The utility model faces a different kind of challenge: since utility models don't undergo much scrutiny (it's a formal rather than substantive examination), there's no presumption of validity when they are used in litigation. In other words, the holder of a utility model can sue over it, but he has to prove that it's valid, while German regional courts only stay patent infringement cases if there's a high probability of invalidity.
As a result, the risk of the Mannheim court staying Apple's slide-to-unlock utility model case is high, but if there's no stay, then an infringement finding is very likely (I even think it's a foregone conclusion but don't have access to all of the information I'd need to be sure). The Neonode N1m, which courts have so far considered eligible as prior art for the slide-to-unlock patent, is not necessarily prior art in connection with Apple's utility model: the rules for prior art are slightly different for both categories of intellectual property rights. If the Neonode is not deemed prior art, the utility model will almost certainly be considered valid (and, as I said, in that case an injunction is highly probable).
Apple had a phenomenal week in Germany
Whatever may happen with the appeal of today's slide-to-unlock decision and Apple's other slide-to-unlock case against Samsung, there can be no doubt that this was Apple's best week so far in its German Android-related litigations.
Monday's decision on FRAND was a strategic victory. It is hugely helpful to Apple (and potentially also to Microsoft) in Germany, and it will indirectly even help Apple in other jurisdictions (since it can point to a preliminary finding of senior German judges that Motorola is contravening antitrust law by refusing to accept Apple's proposal to take a license to MMI's wireless-essential patents). The second injunction in a row against MMI (even though MMI has modified its products and will keep selling them) further helps Apple to achieve product differentiation: each such decision forces those Android companies to drop or hobble certain features, or precludes them from certain improvements they'd otherwise like to make. None of the patents asserted so far are "killer patents", but they cover features that people like.
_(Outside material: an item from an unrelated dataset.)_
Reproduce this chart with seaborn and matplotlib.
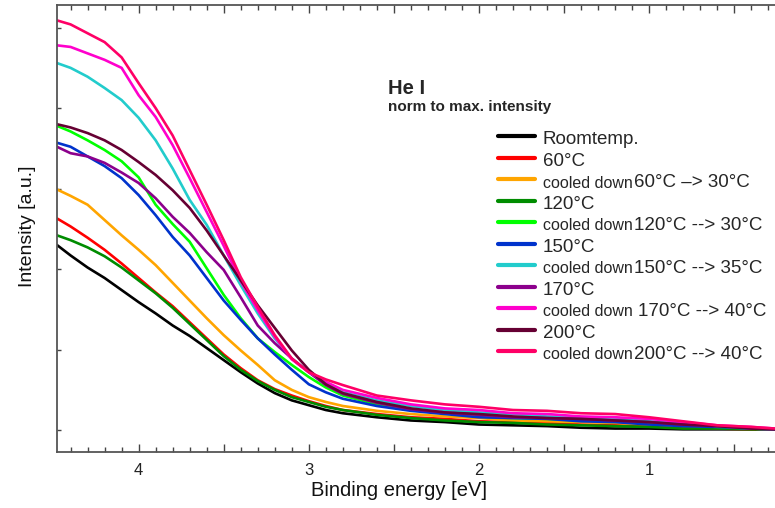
import pandas as pd
import matplotlib
matplotlib.use('Agg')
import matplotlib.pyplot as plt
import seaborn as sns
from matplotlib.ticker import MultipleLocator, FuncFormatter, NullFormatter

# binding energy grid [eV]
energy = [4.48, 4.4, 4.3, 4.2, 4.1, 4.0, 3.9, 3.8, 3.7, 3.6, 3.5, 3.4, 3.3, 3.2, 3.1, 3.0,
          2.9, 2.8, 2.6, 2.4, 2.2, 2.0, 1.8, 1.6, 1.4, 1.2, 1.0, 0.8, 0.6, 0.4, 0.26]

roomtemp = [2.30, 2.17, 2.02, 1.89, 1.74, 1.59, 1.45, 1.30, 1.17, 1.02, 0.87, 0.72, 0.58, 0.46, 0.37, 0.31,
            0.25, 0.21, 0.16, 0.12, 0.10, 0.07, 0.06, 0.05, 0.03, 0.02, 0.02, 0.01, 0.01, 0.01, 0.01]
t60 = [2.63, 2.53, 2.39, 2.24, 2.07, 1.89, 1.71, 1.54, 1.34, 1.14, 0.94, 0.77, 0.62, 0.51, 0.43, 0.36,
       0.30, 0.25, 0.20, 0.16, 0.14, 0.11, 0.10, 0.09, 0.07, 0.06, 0.05, 0.04, 0.02, 0.01, 0.01]
cool60 = [2.99, 2.91, 2.80, 2.61, 2.42, 2.24, 2.05, 1.83, 1.61, 1.39, 1.18, 0.99, 0.81, 0.62, 0.50, 0.41,
          0.35, 0.30, 0.24, 0.20, 0.17, 0.15, 0.12, 0.11, 0.10, 0.09, 0.07, 0.05, 0.04, 0.02, 0.01]
t120 = [2.42, 2.36, 2.27, 2.16, 2.02, 1.86, 1.70, 1.52, 1.32, 1.12, 0.92, 0.75, 0.61, 0.50, 0.41, 0.35,
        0.29, 0.25, 0.19, 0.15, 0.12, 0.10, 0.09, 0.07, 0.06, 0.05, 0.04, 0.02, 0.02, 0.01, 0.01]
cool120 = [3.78, 3.71, 3.60, 3.48, 3.34, 3.14, 2.80, 2.56, 2.34, 2.01, 1.68, 1.39, 1.14, 0.97, 0.81, 0.66,
           0.53, 0.43, 0.32, 0.25, 0.21, 0.17, 0.15, 0.14, 0.12, 0.11, 0.09, 0.06, 0.04, 0.02, 0.01]
t150 = [3.57, 3.52, 3.40, 3.28, 3.13, 2.92, 2.67, 2.40, 2.17, 1.89, 1.61, 1.37, 1.14, 0.94, 0.75, 0.57,
        0.47, 0.39, 0.30, 0.24, 0.20, 0.16, 0.15, 0.14, 0.11, 0.10, 0.07, 0.05, 0.04, 0.02, 0.01]
cool150 = [4.56, 4.50, 4.39, 4.25, 4.10, 3.88, 3.60, 3.25, 2.86, 2.55, 2.17, 1.80, 1.45, 1.14, 0.89, 0.72,
           0.57, 0.47, 0.37, 0.30, 0.25, 0.22, 0.20, 0.17, 0.15, 0.14, 0.11, 0.09, 0.05, 0.02, 0.01]
t170 = [3.52, 3.44, 3.40, 3.32, 3.20, 3.07, 2.88, 2.65, 2.45, 2.21, 1.99, 1.65, 1.30, 1.08, 0.89, 0.72,
        0.56, 0.45, 0.34, 0.26, 0.22, 0.19, 0.16, 0.15, 0.14, 0.12, 0.10, 0.07, 0.05, 0.02, 0.01]
cool170 = [4.78, 4.76, 4.68, 4.60, 4.50, 4.16, 3.89, 3.54, 3.13, 2.71, 2.29, 1.85, 1.49, 1.16, 0.88, 0.72,
           0.60, 0.50, 0.40, 0.32, 0.27, 0.25, 0.21, 0.20, 0.17, 0.16, 0.14, 0.10, 0.06, 0.04, 0.02]
t200 = [3.80, 3.76, 3.69, 3.60, 3.48, 3.33, 3.17, 2.98, 2.76, 2.48, 2.17, 1.86, 1.55, 1.27, 0.99, 0.75,
        0.57, 0.46, 0.35, 0.27, 0.22, 0.20, 0.17, 0.15, 0.14, 0.12, 0.10, 0.07, 0.05, 0.02, 0.01]
cool200 = [5.09, 5.04, 4.93, 4.82, 4.63, 4.31, 4.00, 3.66, 3.23, 2.80, 2.36, 1.90, 1.53, 1.18, 0.89, 0.72,
           0.63, 0.56, 0.43, 0.37, 0.32, 0.29, 0.25, 0.24, 0.21, 0.20, 0.16, 0.11, 0.06, 0.04, 0.02]

names = ['Roomtemp.', '60°C', 'cooled down60°C –> 30°C', '120°C', 'cooled down120°C --> 30°C',
         '150°C', 'cooled down150°C --> 35°C', '170°C', 'cooled down 170°C --> 40°C',
         '200°C', 'cooled down200°C --> 40°C']
series = [roomtemp, t60, cool60, t120, cool120, t150, cool150, t170, cool170, t200, cool200]
colors = ['#000000', '#ff0000', '#ffa500', '#008c00', '#00ff00', '#0033cc',
          '#22cccc', '#8c008c', '#ff00cc', '#660033', '#ff0066']

rows = []
for n, vals in zip(names, series):
    for e, v in zip(energy, vals):
        rows.append((n, e, v))
df = pd.DataFrame(rows, columns=['sample', 'energy', 'intensity'])

sns.set_theme(style='ticks')
plt.rcParams['font.family'] = ['Liberation Sans', 'DejaVu Sans']

fig = plt.figure(figsize=(7.75, 5.08), dpi=100)
ax = fig.add_axes([0.0735, 0.110, 0.9265, 0.880])

sns.lineplot(data=df, x='energy', y='intensity', hue='sample', hue_order=names,
             palette=dict(zip(names, colors)), estimator=None, sort=False,
             linewidth=1.9, legend=False, ax=ax)

ax.set_xlim(4.48, 0.26)
ax.set_ylim(-0.273, 5.28)

ax.xaxis.set_major_locator(MultipleLocator(0.5))
ax.xaxis.set_minor_locator(MultipleLocator(0.1))
ax.xaxis.set_major_formatter(FuncFormatter(lambda v, p: '%d' % round(v) if abs(v - round(v)) < 1e-6 else ''))
ax.yaxis.set_major_locator(MultipleLocator(1))
ax.yaxis.set_major_formatter(NullFormatter())
ax.tick_params(axis='x', which='major', direction='in', top=True, length=6, width=1, color='#444444',
               labelsize=12, pad=8, labelcolor='#222222')
ax.tick_params(axis='x', which='minor', direction='in', top=True, length=3.5, width=1, color='#444444')
ax.tick_params(axis='y', which='major', direction='in', length=3, width=1, color='#444444')

for side in ['left', 'bottom', 'top']:
    ax.spines[side].set_color('#555555')
    ax.spines[side].set_linewidth(1.3)
ax.spines['right'].set_visible(False)

ax.set_xlabel('Binding energy [eV]', fontsize=14.5, color='#111111')
ax.xaxis.set_label_coords(0.476, -0.064)
ax.set_ylabel('Intensity [a.u.]', fontsize=14, color='#111111')
ax.yaxis.set_label_coords(-0.029, 0.505)

ax.text(0.461, 0.814, 'He I', transform=ax.transAxes, fontsize=14.5, fontweight='bold', va='center')
ax.text(0.461, 0.772, 'norm to max. intensity', transform=ax.transAxes, fontsize=11,
        fontweight='bold', va='center')

# legend: "cooled down" is written smaller than the temperatures
short = [n if not n.startswith('cooled') else ('cooled down ' if ' 170' in n else 'cooled down') for n in names]
leg = ax.legend(ax.get_lines(), short, loc='upper left', bbox_to_anchor=(498 / 775, 1 - 128 / 508),
                bbox_transform=fig.transFigure, frameon=False, fontsize=13.5, borderpad=0,
                handlelength=1.95, handletextpad=0.45, handleheight=1.27, labelspacing=0.068,
                borderaxespad=0)
for line in leg.get_lines():
    line.set_linewidth(3)
for t, n in zip(leg.get_texts(), names):
    if n.startswith('cooled'):
        t.set_fontsize(11.5)

fig.canvas.draw()
inv = fig.transFigure.inverted()
for t, n in zip(leg.get_texts(), names):
    if n.startswith('cooled'):
        rest = n.replace('cooled down', '').strip()
        bb = t.get_window_extent()
        x, y = inv.transform((bb.x1 + 1, bb.y0 + 3.4))
        fig.text(x, y, rest, fontsize=13.5, va='baseline', ha='left')

fig.savefig('out.png', dpi=100)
Including today's dismissal of a Samsung lawsuit, Apple won three out of four decisions in Germany this week (the Munich one was a glass-more-than-half-full kind of partial victory). In terms of strategic relevance, the Karlsruhe FRAND decision was hugely more important than the other three combined.
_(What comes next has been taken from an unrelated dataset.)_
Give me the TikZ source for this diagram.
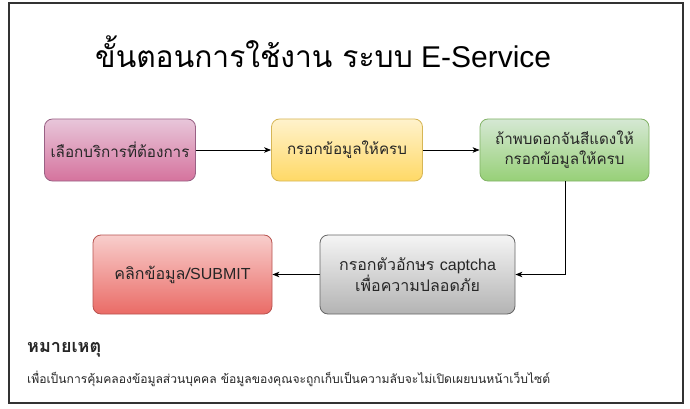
\documentclass[tikz,border=0pt]{standalone}
\usepackage{fontspec}
\setmainfont{Liberation Sans}
\newfontfamily\thai[Script=Thai]{Loma}
\newfontfamily\lat{Liberation Sans}
\usetikzlibrary{arrows.meta}
\definecolor{pinkT}{HTML}{E8C6DA}
\definecolor{pinkB}{HTML}{D5739D}
\definecolor{pinkD}{HTML}{996185}
\definecolor{yelT}{HTML}{FFF2CC}
\definecolor{yelB}{HTML}{FFD966}
\definecolor{yelD}{HTML}{D6B656}
\definecolor{grnT}{HTML}{D5E8D4}
\definecolor{grnB}{HTML}{97D077}
\definecolor{grnD}{HTML}{82B366}
\definecolor{gryT}{HTML}{F5F5F5}
\definecolor{gryB}{HTML}{B3B3B3}
\definecolor{gryD}{HTML}{666666}
\definecolor{redT}{HTML}{F8CECC}
\definecolor{redB}{HTML}{EA6B66}
\definecolor{redD}{HTML}{B85450}
\definecolor{frameC}{HTML}{333333}
\definecolor{txtC}{HTML}{262626}
\tikzset{
  stepbox/.style={draw, rounded corners=8pt, line width=0.8pt, inner sep=0pt,
    align=center, text=txtC, font=\thai\fontsize{15.2}{20}\selectfont},
  flow/.style={draw=black, line width=0.9pt, -{Stealth[length=7pt,width=5.5pt,inset=2pt]}},
}
\begin{document}
\begin{tikzpicture}[x=1pt,y=-1pt]
\useasboundingbox (0,0) rectangle (690,409);
\fill[white] (0,0) rectangle (690,409);
\draw[frameC, line width=1.3pt] (9,3) rectangle (683,403);

\node[anchor=west, text=black, inner sep=0pt] (title) at (95,52)
  {\fontsize{30}{35}\selectfont{\thai ขั้นตอนการใช้งาน ระบบ} {\lat E-Service}};

\node[stepbox, minimum width=151pt, minimum height=62pt, top color=pinkT, bottom color=pinkB, draw=pinkD] (s1) at (120,150) {เลือกบริการที่ต้องการ};
\node[stepbox, minimum width=151pt, minimum height=62pt, top color=yelT, bottom color=yelB, draw=yelD] (s2) at (347,150) {กรอกข้อมูลให้ครบ};
\node[stepbox, minimum width=169pt, minimum height=62pt, top color=grnT, bottom color=grnB, draw=grnD] (s3) at (564.5,150) {ถ้าพบดอกจันสีแดงให้\\กรอกข้อมูลให้ครบ};
\node[stepbox, minimum width=195pt, minimum height=79pt, top color=gryT, bottom color=gryB, draw=gryD, font=\thai\fontsize{16}{21}\selectfont] (s4) at (417.5,274.5) {กรอกตัวอักษร {\lat captcha}\\เพื่อความปลอดภัย};
\node[stepbox, minimum width=179pt, minimum height=79pt, top color=redT, bottom color=redB, draw=redD, font=\thai\fontsize{16}{21}\selectfont] (s5) at (182.5,274.5) {คลิกข้อมูล/{\lat SUBMIT}};

\coordinate (bend) at (565,274.5);
\draw[flow] (s1.east) -- (s2.west);
\draw[flow] (s2.east) -- (s3.west);
\draw[flow] (s3.south -| bend) -- (bend) -- (s4.east);
\draw[flow] (s4.west) -- (s5.west -| s5.east);

\node[anchor=west, inner sep=0pt, text=txtC] (notehead) at (27,350)
  {\thai\bfseries\fontsize{18}{21}\selectfont หมายเหตุ};
\node[anchor=west, inner sep=0pt, text=txtC] (notetext) at (27,379)
  {\thai\fontsize{12.1}{14}\selectfont เพื่อเป็นการคุ้มคลองข้อมูลส่วนบุคคล ข้อมูลของคุณจะถูกเก็บเป็นความลับจะไม่เปิดเผยบนหน้าเว็บไซต์};
\end{tikzpicture}
\end{document}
Samsung's new German law firms: Quinn Emanuel and Krieger Mes replace Rospatt
Samsung's aforementioned recent assertions of four new patents were brought by the law firms of Quinn Emanuel and Krieger Mes, as opposed to the Rospatt firm that handled Samsung's first cases). Quinn Emanuel is one of the best commercial litigation firms in the world (by some accounts even the best) and a rising star in Germany. Krieger Mes is regarded as one of the best German IP "boutiques".
It's fair to say that both these firms have a considerably higher profile than Rospatt, but ultimately it's about both the merits of your cases and the quality of the legal work performed on your behalf. Needless to say that Apple's lawyers here are clearly world-class.
The Rospatt firm may still be involved with some of the cases in which Samsung is defending itself against Apple as well as, potentially, some of the appeals of the offensive Samsung cases that firm handled in Mannheim.